I would rather say that it has offered us a better opportunity. Intel technology is there in just about anything. So we can talk about a variety of subjects: right from automobile, telecom, healthcare, music, environment, education, et al. There is a great story about technology changing the world we live in, and we want to harness that.

Brand presence on social network is mostly built with the sole aim of engaging the youth? Isn’t the 40-plus segment important for brands?

Around 50 to 70 per cent of those who come to our pages are under 30 (years of age). So by design, we create content that will engage them. While a 30-plus consumer would be spending approximately 30 minutes on social network, youth today spend several hours every day socialising with the world through digital mediums.

There are several methods to understand the performance of a campaign, like cost per click. How does Intel measure users' online activity?
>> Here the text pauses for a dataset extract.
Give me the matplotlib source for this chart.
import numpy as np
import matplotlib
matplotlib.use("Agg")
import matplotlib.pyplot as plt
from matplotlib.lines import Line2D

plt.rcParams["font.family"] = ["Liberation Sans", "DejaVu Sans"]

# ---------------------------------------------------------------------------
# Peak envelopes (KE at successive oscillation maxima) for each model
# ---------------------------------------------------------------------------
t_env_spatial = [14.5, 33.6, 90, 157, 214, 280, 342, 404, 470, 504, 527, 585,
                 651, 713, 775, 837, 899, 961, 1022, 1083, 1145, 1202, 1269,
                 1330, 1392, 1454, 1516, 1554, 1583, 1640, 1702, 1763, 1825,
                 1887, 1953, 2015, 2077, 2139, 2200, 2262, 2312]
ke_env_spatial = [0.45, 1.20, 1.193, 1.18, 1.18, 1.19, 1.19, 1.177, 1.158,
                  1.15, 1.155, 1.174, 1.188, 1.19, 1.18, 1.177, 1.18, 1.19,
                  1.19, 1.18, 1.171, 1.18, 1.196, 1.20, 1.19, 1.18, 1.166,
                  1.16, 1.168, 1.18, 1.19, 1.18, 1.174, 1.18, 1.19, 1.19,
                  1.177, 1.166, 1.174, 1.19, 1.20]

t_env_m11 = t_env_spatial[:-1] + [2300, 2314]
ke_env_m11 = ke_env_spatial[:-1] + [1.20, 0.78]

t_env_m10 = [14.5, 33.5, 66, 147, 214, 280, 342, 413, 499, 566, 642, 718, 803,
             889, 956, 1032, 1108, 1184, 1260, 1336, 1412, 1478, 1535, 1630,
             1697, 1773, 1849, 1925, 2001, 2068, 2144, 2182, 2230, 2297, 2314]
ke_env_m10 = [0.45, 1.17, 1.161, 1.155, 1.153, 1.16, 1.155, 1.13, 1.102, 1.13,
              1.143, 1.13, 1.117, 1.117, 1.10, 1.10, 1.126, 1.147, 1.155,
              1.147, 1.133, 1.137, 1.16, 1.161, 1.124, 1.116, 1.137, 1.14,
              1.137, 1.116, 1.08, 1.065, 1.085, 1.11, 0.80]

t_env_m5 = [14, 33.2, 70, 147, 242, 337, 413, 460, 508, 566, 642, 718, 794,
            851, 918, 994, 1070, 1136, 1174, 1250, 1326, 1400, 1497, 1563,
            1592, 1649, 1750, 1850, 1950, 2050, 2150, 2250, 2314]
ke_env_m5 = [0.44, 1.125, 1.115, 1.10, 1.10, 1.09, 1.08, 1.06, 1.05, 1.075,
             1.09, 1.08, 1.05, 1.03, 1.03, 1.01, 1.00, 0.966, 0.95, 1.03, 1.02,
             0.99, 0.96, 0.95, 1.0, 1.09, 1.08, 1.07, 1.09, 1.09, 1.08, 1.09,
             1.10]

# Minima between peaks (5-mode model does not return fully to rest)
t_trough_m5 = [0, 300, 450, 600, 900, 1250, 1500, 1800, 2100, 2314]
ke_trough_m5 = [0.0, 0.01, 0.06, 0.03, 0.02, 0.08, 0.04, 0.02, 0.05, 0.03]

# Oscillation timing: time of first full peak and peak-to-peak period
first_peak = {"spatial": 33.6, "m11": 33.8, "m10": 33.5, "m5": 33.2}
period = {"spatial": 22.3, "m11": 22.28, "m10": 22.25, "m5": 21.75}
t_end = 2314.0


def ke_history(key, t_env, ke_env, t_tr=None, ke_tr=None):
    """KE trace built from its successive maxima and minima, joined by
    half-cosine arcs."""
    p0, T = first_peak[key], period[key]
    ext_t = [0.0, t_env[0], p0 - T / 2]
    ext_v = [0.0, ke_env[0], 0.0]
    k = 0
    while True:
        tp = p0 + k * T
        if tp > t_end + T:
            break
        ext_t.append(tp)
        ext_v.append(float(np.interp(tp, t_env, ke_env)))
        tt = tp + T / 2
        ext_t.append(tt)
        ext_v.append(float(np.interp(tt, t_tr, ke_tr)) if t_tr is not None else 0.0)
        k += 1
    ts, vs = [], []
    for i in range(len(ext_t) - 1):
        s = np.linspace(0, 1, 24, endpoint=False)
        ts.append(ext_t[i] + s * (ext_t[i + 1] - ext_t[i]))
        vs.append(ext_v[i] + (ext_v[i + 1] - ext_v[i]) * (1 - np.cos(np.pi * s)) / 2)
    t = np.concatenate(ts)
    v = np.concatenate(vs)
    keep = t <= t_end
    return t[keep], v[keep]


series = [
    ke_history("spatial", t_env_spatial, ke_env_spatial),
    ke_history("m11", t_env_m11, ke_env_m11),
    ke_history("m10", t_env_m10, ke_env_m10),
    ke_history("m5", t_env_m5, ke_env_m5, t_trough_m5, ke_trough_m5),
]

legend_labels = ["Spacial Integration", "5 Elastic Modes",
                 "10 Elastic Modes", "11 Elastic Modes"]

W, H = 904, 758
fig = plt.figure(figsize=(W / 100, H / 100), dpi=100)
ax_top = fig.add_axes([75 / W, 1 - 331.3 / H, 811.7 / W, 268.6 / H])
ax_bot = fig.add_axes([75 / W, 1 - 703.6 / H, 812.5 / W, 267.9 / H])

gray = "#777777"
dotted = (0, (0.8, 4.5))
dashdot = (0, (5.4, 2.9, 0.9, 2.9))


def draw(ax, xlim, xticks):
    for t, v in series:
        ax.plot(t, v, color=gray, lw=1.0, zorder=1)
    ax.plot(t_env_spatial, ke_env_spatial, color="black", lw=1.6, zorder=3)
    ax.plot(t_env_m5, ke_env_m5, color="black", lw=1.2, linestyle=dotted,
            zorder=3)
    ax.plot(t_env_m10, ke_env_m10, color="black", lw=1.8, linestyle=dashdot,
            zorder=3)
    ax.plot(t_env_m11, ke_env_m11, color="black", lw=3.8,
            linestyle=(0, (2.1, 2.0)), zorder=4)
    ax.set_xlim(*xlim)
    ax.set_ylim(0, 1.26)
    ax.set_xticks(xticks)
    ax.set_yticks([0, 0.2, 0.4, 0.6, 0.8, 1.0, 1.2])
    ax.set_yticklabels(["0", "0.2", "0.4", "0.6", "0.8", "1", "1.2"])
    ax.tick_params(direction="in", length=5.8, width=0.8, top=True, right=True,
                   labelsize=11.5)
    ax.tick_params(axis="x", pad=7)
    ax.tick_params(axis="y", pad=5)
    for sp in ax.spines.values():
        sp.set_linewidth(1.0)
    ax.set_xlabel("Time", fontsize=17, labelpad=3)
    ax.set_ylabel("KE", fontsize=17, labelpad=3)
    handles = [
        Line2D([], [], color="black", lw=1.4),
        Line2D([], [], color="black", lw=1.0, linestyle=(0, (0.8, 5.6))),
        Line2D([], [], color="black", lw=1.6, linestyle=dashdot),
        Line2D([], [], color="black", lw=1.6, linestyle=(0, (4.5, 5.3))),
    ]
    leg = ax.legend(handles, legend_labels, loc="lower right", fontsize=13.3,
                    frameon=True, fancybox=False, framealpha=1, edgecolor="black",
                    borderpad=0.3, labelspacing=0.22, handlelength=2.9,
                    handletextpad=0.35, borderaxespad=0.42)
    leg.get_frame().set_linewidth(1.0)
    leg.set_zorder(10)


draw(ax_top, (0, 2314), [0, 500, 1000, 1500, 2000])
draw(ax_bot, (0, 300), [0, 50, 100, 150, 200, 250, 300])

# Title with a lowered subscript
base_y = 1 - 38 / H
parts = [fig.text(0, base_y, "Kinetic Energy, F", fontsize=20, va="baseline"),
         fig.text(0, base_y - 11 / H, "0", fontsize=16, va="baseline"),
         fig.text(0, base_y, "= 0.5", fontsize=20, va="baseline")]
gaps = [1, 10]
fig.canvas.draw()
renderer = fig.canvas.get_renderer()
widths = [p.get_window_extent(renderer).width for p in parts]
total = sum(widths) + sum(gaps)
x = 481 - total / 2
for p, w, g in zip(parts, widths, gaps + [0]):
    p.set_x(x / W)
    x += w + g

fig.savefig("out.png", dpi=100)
At Intel, we realised that the cost per click isn’t an effective mechanism to understand responses to our campaigns. So we developed a new system with the help of our media agency, OMD. This system, which we call as Value Point System (VPS), assigns a pre-determined number of points for every action consumers do online on Intel pages. For instance, watching a certain online video may garner 40 points, while a site visit might be worth only two points. As the online visitor moves about the site, they accumulate points, which Intel uses to evaluate its online marketing strategy. For social, however, getting all those things connected is still challenging.

The competition between the paid and social media has ended in a thaw with most brand managers coming to a conclusion that both need to co-exist. What are your thoughts on this?
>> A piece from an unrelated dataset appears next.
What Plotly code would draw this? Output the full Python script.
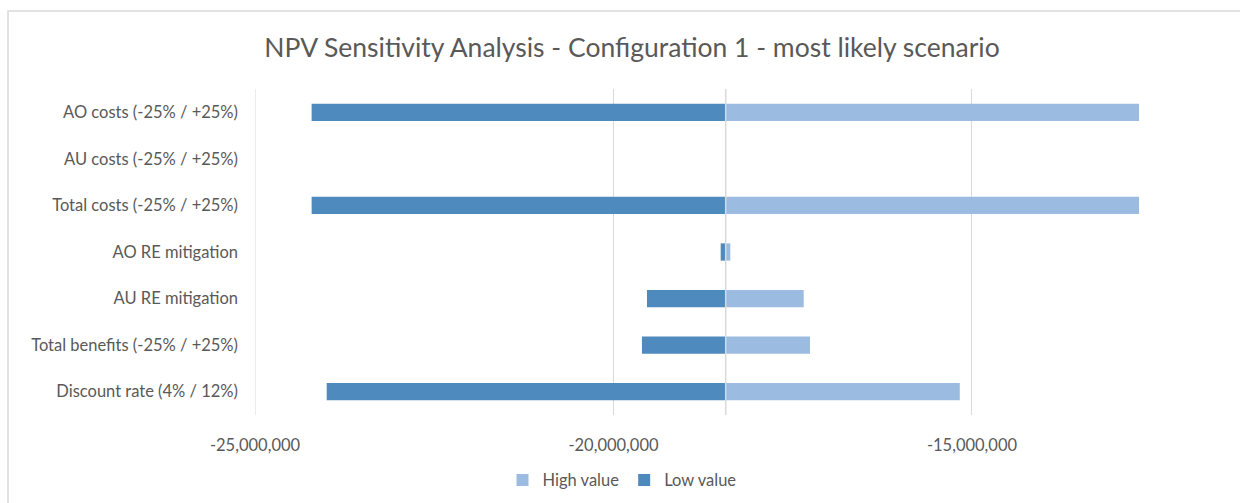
import plotly.graph_objects as go

categories = [
    "AO costs (-25% / +25%)",
    "AU costs (-25% / +25%)",
    "Total costs (-25% / +25%)",
    "AO RE mitigation",
    "AU RE mitigation",
    "Total benefits (-25% / +25%)",
    "Discount rate (4% / 12%)",
]
base_value = -18435000
low_values = [-24210000, -18435000, -24210000, -18505000, -19533000, -19603000, -24000000]
high_values = [-12670000, -18435000, -12670000, -18371000, -17347000, -17259000, -15170000]
tick_vals = [-25000000, -20000000, -15000000]
tick_text = ["-25,000,000", "-20,000,000", "-15,000,000"]

HIGH_COLOR = "#9BBBE0"
LOW_COLOR = "#4F8ABE"
TEXT = "#595959"
FONT = "Lato"

fig = go.Figure()
fig.add_trace(go.Bar(
    name="High value", y=categories,
    x=[h - base_value for h in high_values], base=base_value,
    orientation="h", marker=dict(color=HIGH_COLOR, line=dict(width=0)),
    width=0.37,
))
fig.add_trace(go.Bar(
    name="Low value", y=categories,
    x=[l - base_value for l in low_values], base=base_value,
    orientation="h", marker=dict(color=LOW_COLOR, line=dict(width=0)),
    width=0.37,
))

fig.update_layout(
    width=1240, height=503,
    barmode="overlay",
    paper_bgcolor="white", plot_bgcolor="white",
    margin=dict(l=255, r=0, t=89, b=88),
    font=dict(family=FONT, color=TEXT, size=16.5),
    title=dict(
        text="NPV Sensitivity Analysis - Configuration 1 - most likely scenario",
        x=632 / 1240, xref="paper" if False else "container", xanchor="center",
        y=0.906, yanchor="middle",
        font=dict(family=FONT, size=26.5, color=TEXT),
    ),
    legend=dict(
        orientation="h", x=(622 - 255) / 985, xanchor="center", y=-0.2, yanchor="middle",
        font=dict(family=FONT, size=16.5, color=TEXT),
        traceorder="normal", itemwidth=30,
    ),
    xaxis=dict(
        range=[-25000000, -11262000],
        tickvals=tick_vals, ticktext=tick_text,
        showgrid=True, gridcolor="#D9D9D9", gridwidth=1,
        zeroline=False, showline=False,
        ticks="", ticklabelstandoff=18,
        tickfont=dict(family=FONT, size=16.5, color=TEXT),
    ),
    yaxis=dict(
        autorange="reversed",
        showgrid=False, zeroline=False, showline=False,
        ticks="", ticklabelstandoff=16,
        tickfont=dict(family=FONT, size=16.5, color=TEXT),
    ),
    shapes=[
        dict(type="line", xref="x", yref="paper", x0=base_value, x1=base_value,
             y0=0, y1=1, line=dict(color="#D9D9D9", width=1.5), layer="above"),
        dict(type="line", xref="x", yref="paper", x0=-25000000, x1=-25000000,
             y0=0, y1=1, line=dict(color="#D9D9D9", width=1)),
        dict(type="rect", xref="paper", yref="paper", x0=-255/985 + 8/985, x1=1.1,
             y0=-0.5, y1=1 + (89 - 11) / 326, line=dict(color="#D9D9D9", width=1.5),
             fillcolor="rgba(0,0,0,0)", layer="below"),
    ],
)

fig.write_html("out.html")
We think it is best when social and paid media are done together. Even commercials are getting more social. Digital offers far more innovative ways to tell a story than any traditional media. Therefore, the natural extension to a campaign on traditional media is to have a digital (and social) campaign that syncs with this.

To take social to the next level, people should see us as newscasters and content generators. Therefore, instead of going for a different strategy or campaign for different networks, I feel different content should be underlined by the same campaign theme. We have been using a technique called Social by Design; that is, developing content that is designed to travel. This means that developing content that can sustain on social platforms, link them and create the ‘connect’.